First, in appearance dubbed as going into "the lion's den", White House communications director Dan Pfeiffer appeared before the Netroots audience to field hostile questions and, at times, endure booing. Now, should the "professional left" aggressively and passionately push the Obama administration to do more for working families and marginalized communities? Hell yeah! Such critical friendship is the essential balancing act that progressive activists must play when their imperfect allies are in power. Yet for an audience that, according to the Netroots Nation straw poll, is 80% supportive of President Obama and his Administration, the tone of the questioning and the audience response was infinitely more critical than friendly. Writing for the Washington Post, Rachel Weiner described the reception Pfeiffer received as "chilly". Frankly, I think that's being generous.
Yet the treatment of Pfeifer may have seemed downright warm and fuzzy compared with the other interesting incident at Netroots Nation -- the moment when Andrew Breitbart tried to enter the Netroots exhibit hall. Breitbart, with a throng of supporters and a camera crew and reporters in tow, was confronted by at least one Netroots attendee who proceeded to yell at Breitbart and ask attacking questions. You can watch the video here. Now, are progressives right to be upset that Breitbart has systematically attacked and undermined a number of progressive organizations and leaders? Hell yeah! But does getting in Breitbart's face and screaming, creating the kind of circus-like atmosphere on which he thrives -- and gains further attention -- help us or him? Again, it might have felt cathartic. But was it constructive? The fact that one of the leading media stories coming out of Netroots Nation was the left's hostile response to Breitbart suggests that we didn't do ourselves any favors.

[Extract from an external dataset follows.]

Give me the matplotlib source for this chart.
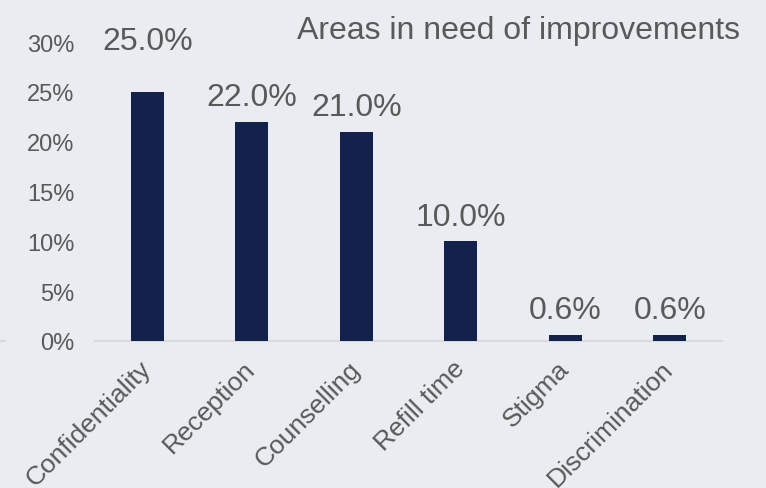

But what's more, the juxtaposition of these two events is deeply revealing -- suggesting that we on the left often have a hard time respectfully, even cheerfully disagreeing not only with our enemies but even our allies. Which may seem like a naïve point if your goal is to rattle the president's communications chief or Breitbart. But if your goal is to win over the everyday Americans who watch incidents like these unfold -- and who are judging progressives not just on their ideas but their character -- like it or not, when we think we may be getting in a cathartic shot or two at others, we're more likely shooting ourselves in the foot.